* START *

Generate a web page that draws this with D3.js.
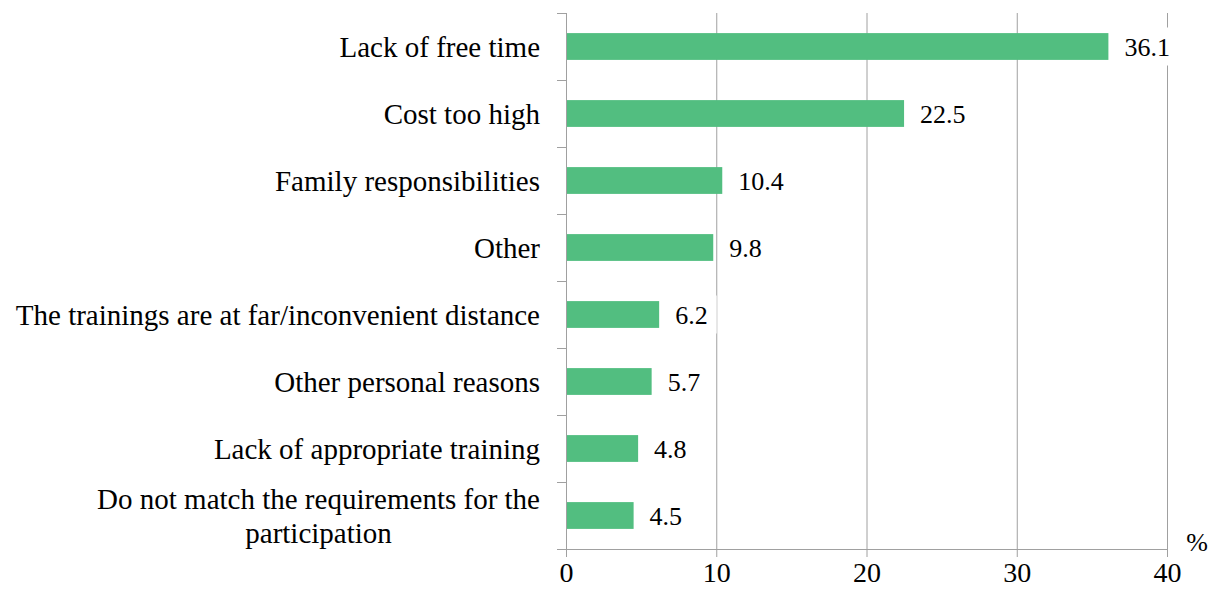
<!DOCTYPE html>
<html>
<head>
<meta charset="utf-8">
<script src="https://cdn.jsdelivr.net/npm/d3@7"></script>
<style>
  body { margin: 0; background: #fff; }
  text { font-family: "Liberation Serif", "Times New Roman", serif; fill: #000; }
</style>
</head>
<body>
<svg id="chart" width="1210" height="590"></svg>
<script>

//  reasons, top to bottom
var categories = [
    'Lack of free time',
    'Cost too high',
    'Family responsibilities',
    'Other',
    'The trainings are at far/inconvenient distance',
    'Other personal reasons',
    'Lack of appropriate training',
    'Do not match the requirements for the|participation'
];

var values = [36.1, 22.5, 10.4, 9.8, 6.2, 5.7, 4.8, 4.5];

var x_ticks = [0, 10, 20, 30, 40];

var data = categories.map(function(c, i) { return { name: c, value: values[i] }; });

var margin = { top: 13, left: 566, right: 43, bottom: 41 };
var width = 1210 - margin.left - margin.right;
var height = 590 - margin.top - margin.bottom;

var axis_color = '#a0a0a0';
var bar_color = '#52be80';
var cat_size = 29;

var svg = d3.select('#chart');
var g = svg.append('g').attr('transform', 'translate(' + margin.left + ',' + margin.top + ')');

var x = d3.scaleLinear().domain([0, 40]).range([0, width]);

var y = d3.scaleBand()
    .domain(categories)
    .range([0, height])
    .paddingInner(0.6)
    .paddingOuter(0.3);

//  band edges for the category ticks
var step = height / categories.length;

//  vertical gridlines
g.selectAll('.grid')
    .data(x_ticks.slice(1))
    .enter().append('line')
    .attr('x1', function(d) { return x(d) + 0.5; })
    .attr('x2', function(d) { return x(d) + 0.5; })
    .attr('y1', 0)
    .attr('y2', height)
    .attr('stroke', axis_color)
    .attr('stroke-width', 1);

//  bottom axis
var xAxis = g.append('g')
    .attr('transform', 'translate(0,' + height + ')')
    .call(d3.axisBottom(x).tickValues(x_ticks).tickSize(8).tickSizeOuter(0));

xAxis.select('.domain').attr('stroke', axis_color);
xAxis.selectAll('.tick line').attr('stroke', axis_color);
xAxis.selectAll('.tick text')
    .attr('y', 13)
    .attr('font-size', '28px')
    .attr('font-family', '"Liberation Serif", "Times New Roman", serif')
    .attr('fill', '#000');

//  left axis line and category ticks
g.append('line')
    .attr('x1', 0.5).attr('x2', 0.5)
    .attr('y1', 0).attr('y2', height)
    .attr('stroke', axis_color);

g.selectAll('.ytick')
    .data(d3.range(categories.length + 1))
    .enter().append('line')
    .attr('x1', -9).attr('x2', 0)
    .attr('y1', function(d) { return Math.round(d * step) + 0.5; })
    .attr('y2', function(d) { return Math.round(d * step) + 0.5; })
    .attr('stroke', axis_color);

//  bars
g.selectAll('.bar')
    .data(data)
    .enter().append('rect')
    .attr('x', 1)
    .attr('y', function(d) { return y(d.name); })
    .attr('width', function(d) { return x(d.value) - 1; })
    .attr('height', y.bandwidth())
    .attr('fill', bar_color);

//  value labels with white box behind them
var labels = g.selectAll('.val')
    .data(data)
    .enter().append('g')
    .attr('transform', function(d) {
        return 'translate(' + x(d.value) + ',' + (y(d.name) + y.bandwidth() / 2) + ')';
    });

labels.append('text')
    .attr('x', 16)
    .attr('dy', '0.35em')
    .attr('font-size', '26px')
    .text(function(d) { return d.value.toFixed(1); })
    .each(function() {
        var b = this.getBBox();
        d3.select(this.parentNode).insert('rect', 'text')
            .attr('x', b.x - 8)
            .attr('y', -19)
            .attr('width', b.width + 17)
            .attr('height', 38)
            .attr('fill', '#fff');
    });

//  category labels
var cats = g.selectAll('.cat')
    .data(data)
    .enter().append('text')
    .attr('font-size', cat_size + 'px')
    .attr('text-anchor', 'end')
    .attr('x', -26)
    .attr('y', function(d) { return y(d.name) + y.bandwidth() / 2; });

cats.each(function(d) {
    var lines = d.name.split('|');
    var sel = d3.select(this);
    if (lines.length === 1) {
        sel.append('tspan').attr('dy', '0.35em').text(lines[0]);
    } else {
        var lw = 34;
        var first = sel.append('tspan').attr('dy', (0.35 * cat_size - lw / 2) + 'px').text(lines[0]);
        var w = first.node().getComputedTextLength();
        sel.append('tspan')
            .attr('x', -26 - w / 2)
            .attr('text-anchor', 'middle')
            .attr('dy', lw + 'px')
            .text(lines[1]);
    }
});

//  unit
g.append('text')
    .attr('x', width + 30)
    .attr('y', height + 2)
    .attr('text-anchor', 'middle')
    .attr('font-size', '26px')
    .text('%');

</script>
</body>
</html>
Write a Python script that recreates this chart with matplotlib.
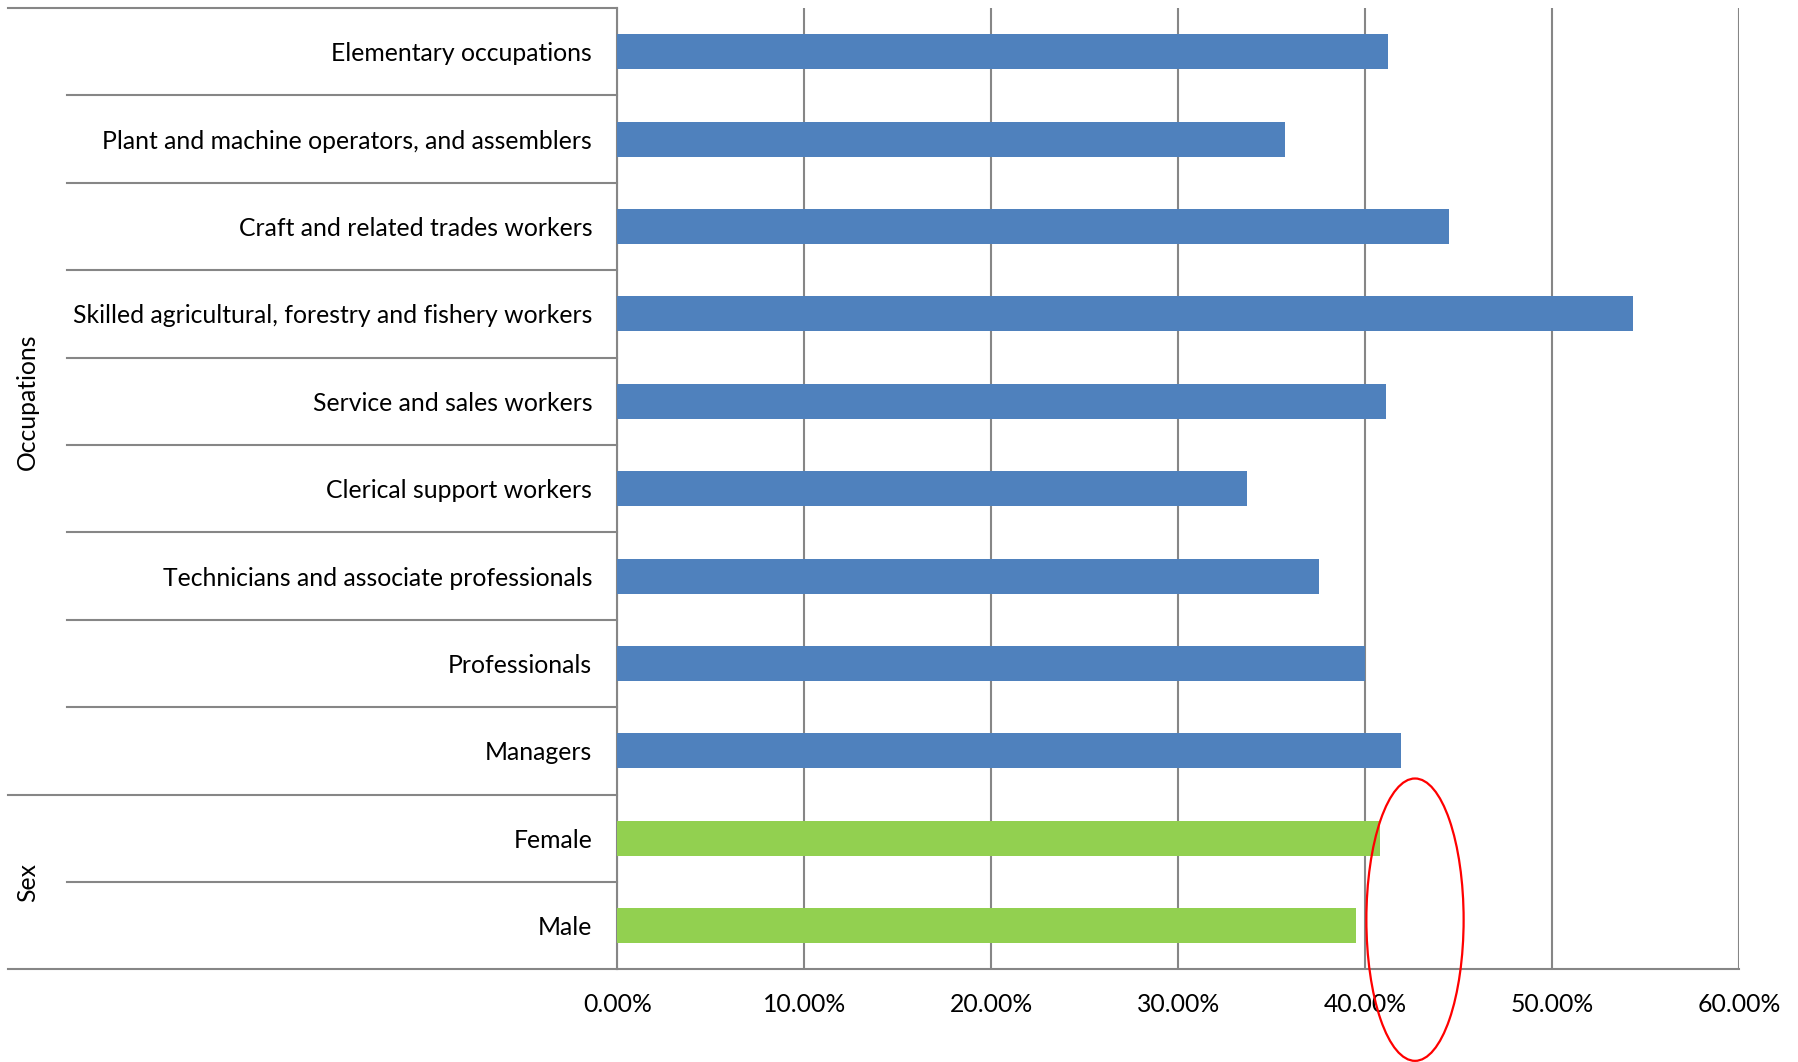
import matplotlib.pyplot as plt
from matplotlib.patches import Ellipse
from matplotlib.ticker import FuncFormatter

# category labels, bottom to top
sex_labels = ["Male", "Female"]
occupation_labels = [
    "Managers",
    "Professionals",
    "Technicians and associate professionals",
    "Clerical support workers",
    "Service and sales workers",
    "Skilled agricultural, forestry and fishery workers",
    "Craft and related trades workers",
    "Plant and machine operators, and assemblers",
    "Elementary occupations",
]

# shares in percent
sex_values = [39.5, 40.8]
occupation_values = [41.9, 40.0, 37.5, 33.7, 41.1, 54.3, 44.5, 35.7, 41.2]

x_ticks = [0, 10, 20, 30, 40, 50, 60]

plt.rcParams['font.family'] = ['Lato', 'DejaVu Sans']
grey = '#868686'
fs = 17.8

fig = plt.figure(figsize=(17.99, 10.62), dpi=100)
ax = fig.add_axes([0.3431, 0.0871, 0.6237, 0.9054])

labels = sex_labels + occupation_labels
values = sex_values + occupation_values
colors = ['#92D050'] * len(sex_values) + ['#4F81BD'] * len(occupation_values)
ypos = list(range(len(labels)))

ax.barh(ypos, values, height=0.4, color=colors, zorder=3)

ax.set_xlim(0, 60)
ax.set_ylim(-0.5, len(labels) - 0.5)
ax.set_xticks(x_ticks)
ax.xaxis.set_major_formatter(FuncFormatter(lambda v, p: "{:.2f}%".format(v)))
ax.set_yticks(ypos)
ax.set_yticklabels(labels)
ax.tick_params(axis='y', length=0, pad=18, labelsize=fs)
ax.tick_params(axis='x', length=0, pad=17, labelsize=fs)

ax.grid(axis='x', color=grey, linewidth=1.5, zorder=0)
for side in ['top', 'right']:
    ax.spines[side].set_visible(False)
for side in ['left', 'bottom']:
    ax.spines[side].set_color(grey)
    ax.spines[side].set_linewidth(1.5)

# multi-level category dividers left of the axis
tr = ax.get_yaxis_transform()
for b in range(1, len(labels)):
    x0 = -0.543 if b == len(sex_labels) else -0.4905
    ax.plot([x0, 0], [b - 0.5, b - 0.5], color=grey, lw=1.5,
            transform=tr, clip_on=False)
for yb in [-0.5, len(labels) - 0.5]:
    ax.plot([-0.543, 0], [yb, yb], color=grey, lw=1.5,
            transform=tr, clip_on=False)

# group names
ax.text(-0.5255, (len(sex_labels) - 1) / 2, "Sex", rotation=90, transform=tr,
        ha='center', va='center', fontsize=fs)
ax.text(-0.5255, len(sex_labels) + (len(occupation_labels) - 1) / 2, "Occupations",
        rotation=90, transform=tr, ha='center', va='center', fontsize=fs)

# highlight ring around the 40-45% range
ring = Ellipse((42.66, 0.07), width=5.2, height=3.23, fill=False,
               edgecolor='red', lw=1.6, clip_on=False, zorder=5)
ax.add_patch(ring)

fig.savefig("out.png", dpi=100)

* END *

§ What you have to do
Please restate the material above line by line, exactly, beginning at its first line and ending with the line that contains "var x_ticks = [0, 10, 20, 30, 40];", without any pictures.

§ Reply to the exercise
Generate a web page that draws this with D3.js.
<!DOCTYPE html>
<html>
<head>
<meta charset="utf-8">
<script src="https://cdn.jsdelivr.net/npm/d3@7"></script>
<style>
  body { margin: 0; background: #fff; }
  text { font-family: "Liberation Serif", "Times New Roman", serif; fill: #000; }
</style>
</head>
<body>
<svg id="chart" width="1210" height="590"></svg>
<script>

//  reasons, top to bottom
var categories = [
    'Lack of free time',
    'Cost too high',
    'Family responsibilities',
    'Other',
    'The trainings are at far/inconvenient distance',
    'Other personal reasons',
    'Lack of appropriate training',
    'Do not match the requirements for the|participation'
];

var values = [36.1, 22.5, 10.4, 9.8, 6.2, 5.7, 4.8, 4.5];

var x_ticks = [0, 10, 20, 30, 40];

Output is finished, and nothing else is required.